In 1982 a remarkable experiment to test quantum interconnectedness was performed by a research team led by physicist Alain Aspect in Paris. The original idea was contained in a thought experiment (also known as the "EPR paradox") proposed in 1935 by Albert Einstein, Boris Podolsky, and Nathan Rosen, but much of the later theoretical groundwork was laid by David Bohm and one of his enthusiastic supporters, John Bell of CERN, the physics research center near Geneva. The results of the experiment clearly showed that subatomic particles that are far apart are able to communicate in ways that cannot be explained by the transfer of physical signals traveling at or slower than the speed of light. Many physicists, including Bohm, regard these "nonlocal" connections as absolutely instantaneous. An alternative view is that they involve subtler, nonphysical energies traveling faster than light, but this view has few adherents since most physicists still believe that nothing-can exceed the speed of light.

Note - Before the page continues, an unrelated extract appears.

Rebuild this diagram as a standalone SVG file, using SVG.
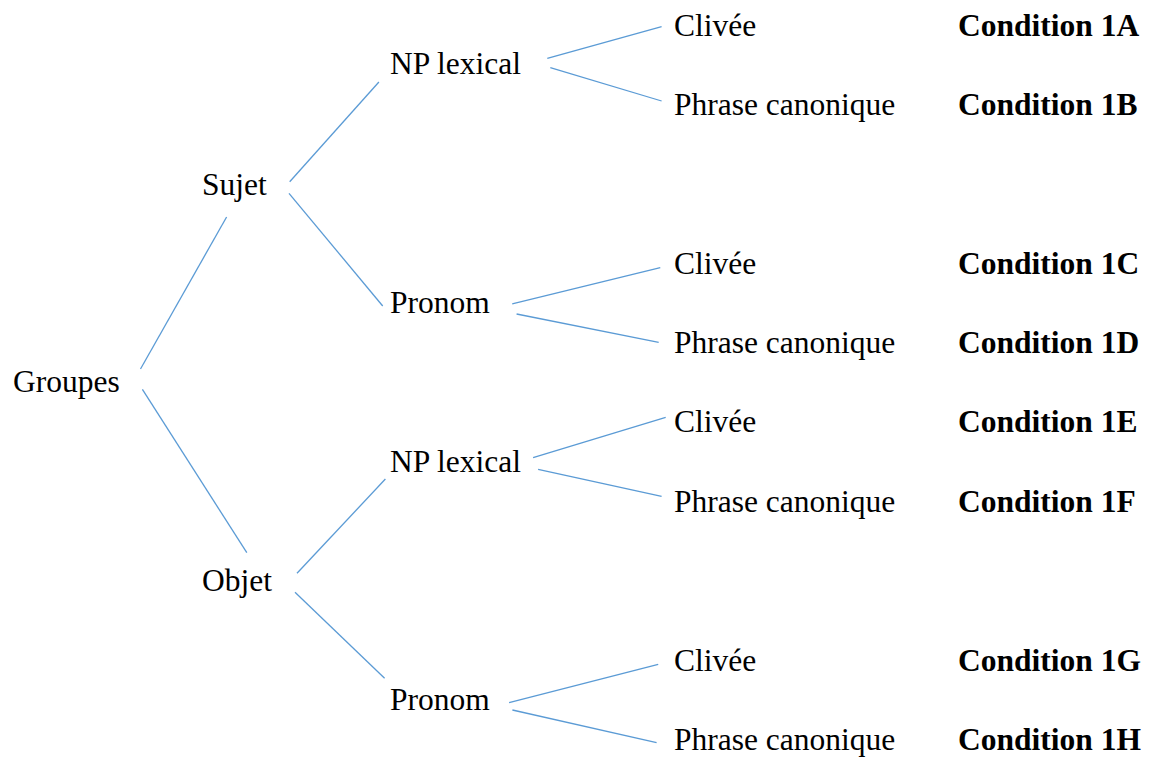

Is this the popular interpretation? This particular paragraph seemed somewhat inaccurate. I thought this notion of "interconnectedness", as described here, predated Bohm by 20 years. My impression is that Bohm offers and explanation for the EPR paradox [conclusion] that may or may not be correct.

How do you feel about Bohm's work - the notion of an Implicate Order? I have seen him represented as potentially one of the greatest minds of the century because of this work.

EDIT: I was going to read some more of Bohm's work [I had some limited exposure in college]. How seriously should his ideas be taken?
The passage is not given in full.